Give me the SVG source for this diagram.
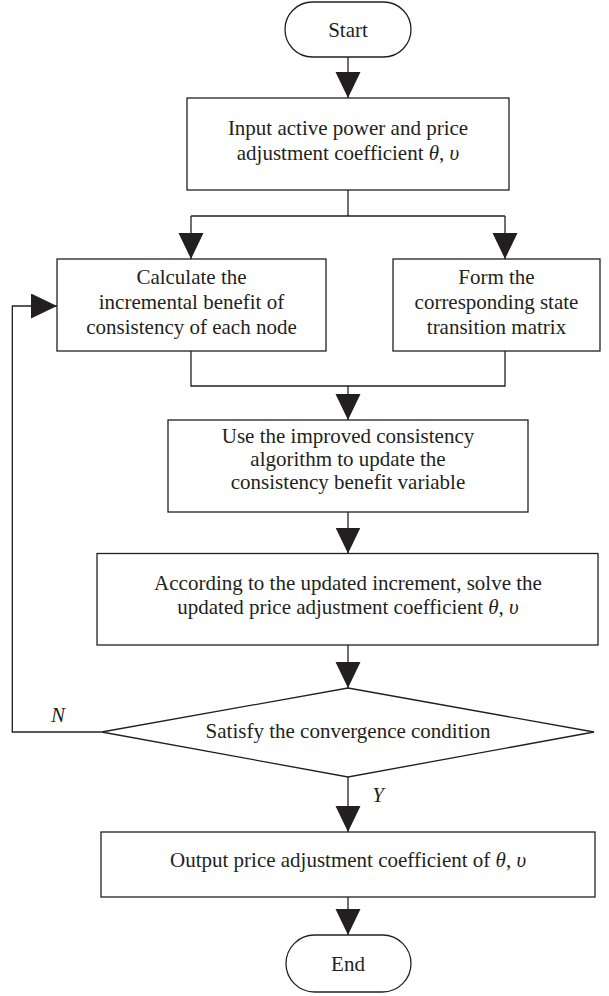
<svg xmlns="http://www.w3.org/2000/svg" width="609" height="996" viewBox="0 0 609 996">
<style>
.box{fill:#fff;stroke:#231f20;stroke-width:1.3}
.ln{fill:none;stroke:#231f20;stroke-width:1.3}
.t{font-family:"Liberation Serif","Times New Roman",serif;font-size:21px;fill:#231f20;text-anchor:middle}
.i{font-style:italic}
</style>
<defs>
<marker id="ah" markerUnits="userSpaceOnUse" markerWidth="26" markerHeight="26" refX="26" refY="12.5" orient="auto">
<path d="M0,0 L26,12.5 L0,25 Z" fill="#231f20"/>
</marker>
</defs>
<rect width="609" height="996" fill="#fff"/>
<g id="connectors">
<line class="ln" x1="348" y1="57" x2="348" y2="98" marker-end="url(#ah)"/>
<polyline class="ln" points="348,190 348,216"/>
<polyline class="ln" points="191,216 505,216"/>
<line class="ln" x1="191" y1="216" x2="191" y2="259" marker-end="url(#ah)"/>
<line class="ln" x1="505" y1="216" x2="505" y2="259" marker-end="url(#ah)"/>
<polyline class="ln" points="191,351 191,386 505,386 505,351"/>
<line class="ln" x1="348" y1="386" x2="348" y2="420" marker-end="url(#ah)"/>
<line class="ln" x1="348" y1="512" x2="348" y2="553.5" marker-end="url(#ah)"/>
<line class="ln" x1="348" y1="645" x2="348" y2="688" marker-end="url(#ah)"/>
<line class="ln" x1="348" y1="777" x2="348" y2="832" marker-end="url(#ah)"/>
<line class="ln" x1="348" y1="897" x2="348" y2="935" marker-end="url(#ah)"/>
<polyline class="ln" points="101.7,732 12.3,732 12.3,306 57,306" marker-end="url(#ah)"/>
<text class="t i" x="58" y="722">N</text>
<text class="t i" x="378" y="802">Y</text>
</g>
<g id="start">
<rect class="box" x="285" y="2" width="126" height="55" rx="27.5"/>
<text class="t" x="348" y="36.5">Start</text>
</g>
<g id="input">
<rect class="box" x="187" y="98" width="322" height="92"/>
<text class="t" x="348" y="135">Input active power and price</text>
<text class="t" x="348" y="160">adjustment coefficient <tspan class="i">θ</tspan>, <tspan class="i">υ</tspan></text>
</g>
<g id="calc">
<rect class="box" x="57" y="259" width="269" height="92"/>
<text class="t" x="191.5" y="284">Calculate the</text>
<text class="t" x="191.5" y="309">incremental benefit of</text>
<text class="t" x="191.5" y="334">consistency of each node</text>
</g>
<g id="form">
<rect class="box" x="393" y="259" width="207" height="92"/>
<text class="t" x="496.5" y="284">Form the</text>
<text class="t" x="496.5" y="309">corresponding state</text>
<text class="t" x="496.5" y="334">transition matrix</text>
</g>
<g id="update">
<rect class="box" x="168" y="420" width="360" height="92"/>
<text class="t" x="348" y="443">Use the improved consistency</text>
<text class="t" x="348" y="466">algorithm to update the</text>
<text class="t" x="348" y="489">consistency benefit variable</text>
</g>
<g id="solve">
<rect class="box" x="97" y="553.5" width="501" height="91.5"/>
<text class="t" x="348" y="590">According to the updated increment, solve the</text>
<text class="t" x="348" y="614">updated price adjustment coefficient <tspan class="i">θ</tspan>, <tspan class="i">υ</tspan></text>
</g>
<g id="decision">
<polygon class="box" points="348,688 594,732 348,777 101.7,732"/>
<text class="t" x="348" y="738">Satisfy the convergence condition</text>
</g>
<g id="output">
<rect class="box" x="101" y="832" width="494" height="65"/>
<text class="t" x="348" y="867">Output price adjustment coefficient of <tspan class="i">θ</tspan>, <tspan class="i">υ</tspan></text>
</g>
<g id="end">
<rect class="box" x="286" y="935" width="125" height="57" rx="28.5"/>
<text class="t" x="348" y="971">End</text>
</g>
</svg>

================================

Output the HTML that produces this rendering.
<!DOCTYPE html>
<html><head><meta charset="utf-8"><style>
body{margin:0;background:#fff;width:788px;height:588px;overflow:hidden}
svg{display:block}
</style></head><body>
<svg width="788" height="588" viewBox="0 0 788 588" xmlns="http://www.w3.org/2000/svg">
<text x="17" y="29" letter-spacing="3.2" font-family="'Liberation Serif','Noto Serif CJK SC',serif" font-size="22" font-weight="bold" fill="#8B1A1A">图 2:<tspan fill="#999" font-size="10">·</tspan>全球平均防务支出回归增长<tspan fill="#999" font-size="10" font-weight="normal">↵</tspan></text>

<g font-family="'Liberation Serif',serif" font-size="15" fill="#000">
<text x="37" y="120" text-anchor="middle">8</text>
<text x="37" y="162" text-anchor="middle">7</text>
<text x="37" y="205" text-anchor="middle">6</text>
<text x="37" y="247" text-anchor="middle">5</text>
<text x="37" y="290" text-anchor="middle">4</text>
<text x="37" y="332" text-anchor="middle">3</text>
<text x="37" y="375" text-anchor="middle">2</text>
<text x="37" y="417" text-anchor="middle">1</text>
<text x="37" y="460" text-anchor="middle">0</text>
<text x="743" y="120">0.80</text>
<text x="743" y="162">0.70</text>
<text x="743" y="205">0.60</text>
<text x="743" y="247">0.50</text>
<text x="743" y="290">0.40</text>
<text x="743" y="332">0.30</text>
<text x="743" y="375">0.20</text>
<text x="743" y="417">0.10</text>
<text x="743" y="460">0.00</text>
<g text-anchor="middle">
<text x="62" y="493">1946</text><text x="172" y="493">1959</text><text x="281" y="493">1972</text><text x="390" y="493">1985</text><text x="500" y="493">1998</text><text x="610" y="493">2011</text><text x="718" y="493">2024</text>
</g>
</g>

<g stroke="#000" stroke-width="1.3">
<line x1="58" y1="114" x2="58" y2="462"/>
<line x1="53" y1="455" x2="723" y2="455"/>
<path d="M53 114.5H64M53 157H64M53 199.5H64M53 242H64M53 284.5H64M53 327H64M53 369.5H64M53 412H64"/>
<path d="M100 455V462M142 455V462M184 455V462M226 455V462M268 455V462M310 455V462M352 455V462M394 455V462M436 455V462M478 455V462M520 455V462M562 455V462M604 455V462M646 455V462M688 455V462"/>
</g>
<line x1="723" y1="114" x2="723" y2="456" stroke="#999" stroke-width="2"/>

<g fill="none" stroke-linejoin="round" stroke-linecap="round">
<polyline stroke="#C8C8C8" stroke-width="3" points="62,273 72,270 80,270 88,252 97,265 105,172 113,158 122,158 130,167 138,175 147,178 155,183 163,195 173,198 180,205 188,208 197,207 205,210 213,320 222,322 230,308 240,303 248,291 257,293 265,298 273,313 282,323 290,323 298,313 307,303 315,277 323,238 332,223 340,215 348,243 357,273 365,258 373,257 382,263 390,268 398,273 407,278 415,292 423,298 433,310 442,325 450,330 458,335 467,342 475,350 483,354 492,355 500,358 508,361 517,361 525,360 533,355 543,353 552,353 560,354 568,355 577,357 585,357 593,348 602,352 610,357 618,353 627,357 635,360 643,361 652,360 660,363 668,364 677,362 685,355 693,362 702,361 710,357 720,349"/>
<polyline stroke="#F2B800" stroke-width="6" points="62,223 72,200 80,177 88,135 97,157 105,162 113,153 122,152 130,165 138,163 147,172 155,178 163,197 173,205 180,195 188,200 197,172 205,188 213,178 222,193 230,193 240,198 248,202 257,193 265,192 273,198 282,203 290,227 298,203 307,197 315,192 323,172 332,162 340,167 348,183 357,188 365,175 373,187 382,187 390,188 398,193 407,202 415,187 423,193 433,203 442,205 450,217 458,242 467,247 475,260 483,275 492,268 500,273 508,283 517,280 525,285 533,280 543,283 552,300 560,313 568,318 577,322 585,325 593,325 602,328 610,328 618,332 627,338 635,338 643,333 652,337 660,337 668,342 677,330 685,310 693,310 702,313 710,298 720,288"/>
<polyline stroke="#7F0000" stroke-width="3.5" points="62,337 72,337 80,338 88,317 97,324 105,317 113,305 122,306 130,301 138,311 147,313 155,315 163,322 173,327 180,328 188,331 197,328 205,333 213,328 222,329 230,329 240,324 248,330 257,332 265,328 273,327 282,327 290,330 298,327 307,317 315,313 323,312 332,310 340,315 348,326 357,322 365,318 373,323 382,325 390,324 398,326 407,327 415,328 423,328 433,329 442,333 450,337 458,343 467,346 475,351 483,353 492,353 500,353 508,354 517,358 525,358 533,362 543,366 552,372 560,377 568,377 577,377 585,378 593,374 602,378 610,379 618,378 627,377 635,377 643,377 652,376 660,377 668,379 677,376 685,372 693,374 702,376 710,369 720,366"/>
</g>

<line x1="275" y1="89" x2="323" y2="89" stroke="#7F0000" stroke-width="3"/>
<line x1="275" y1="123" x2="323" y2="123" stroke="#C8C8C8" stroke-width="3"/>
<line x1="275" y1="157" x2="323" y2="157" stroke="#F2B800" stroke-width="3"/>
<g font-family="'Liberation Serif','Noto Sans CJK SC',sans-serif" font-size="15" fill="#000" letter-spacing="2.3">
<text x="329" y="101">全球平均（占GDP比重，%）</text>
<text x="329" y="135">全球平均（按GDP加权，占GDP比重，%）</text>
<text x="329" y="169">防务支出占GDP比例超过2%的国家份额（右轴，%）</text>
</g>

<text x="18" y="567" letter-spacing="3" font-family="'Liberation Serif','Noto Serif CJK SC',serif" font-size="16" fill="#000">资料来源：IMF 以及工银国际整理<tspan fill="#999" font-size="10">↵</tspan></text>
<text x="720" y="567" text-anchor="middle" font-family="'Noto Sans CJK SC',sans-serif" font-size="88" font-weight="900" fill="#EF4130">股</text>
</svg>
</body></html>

================================

* [SET PROBLEM]: Using the records above, copy each line that contains "this".

* [TASK SOLUTION]:
Give me the SVG source for this diagram.
Output the HTML that produces this rendering.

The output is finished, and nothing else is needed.